Nathan Newman wrote:
>Well, a new corporate outfit has launched an anti-union site called
>unionfacts.org -- and quotes by Robert Fitch are featured
>prominently on the front page. Go Fitch.
-Yes, duty commands us not to talk about the history of organized -labor in the US over the last century. Some bad people might use the -truth to bad ends, so best to ignore it and keep cheerleading! -The collusion between the Hawaii Public Workers Union leaders and the -corporate thief Peter Wong is exactly the sort of thing Fitch writes -about. You've got a pot of union benefit money, a corrupt manager, -and "consulting" fees to union leaders and their relatives. Funny you -should see only the corporate crime and not the union participation.
Of course there is corruption out there but most unions don't have these problems. Why harp on the handful that do?
Even the example you give is more complicated. Here you had one union leader who skimmed off $200,000 and got indicted for it. He didn't make millions off the deal and, while he is no doubt to blame for picking Wong for the deal, even the indictments don't accuse him of being involved directly in the Peter Wong fraud.
The issue is not cheerleading but making criticisms of unions with some sort of strategy. Does Fitch's book actually help clean out corruption or just give conservatives more rhetorical ammunition to attack honest unions? I'm a big fan of Teamsters for a Democratic Union because they attacked corruption with a very specific organizing plan, so that it was reformers not the rightwing that gained from their work. If there strategy had been poor, the result of the challenges to the Teamsters would have just been a GOP trusteeship of the Teamsters International and, no doubt, a liquidation of most of the union.

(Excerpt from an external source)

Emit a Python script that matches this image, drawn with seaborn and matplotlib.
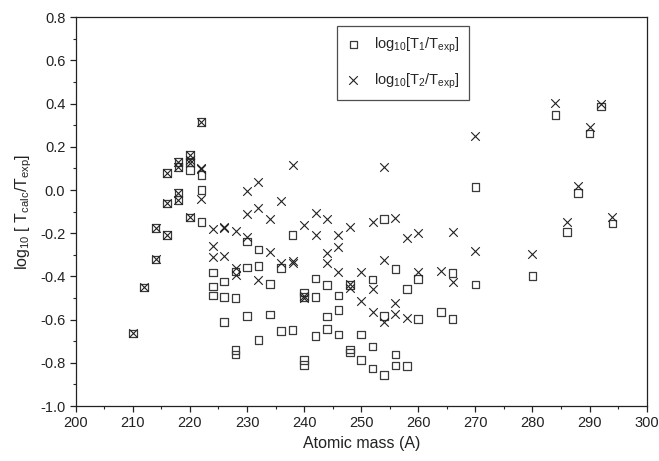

I'm all for strategic criticism of allies but when you do it, you should have a real plan on how your rhetoric will improve the situation, not just help the enemies of those allies.
And it still comes down that I'm unimpressed with the numbers on union corruption. Unions control hundreds of billions of dollars directly and negotiate for trillions in dollars in benefits-- and all the union corruption folks come up with are pretty penny-ante frauds that would disappear into Ken Lay's sofa cushions.
In the context of those trillions of dollars, the fact that some 0.01% of the deals involve some underhanded deals is not some systematic union corruption, but the tail end of the bell curve of human nature. Assholes exist and given a certain number of deals, some assholes will take advantage of them. But the numbers just don't reveal a overall union movement with chronic corruption problems.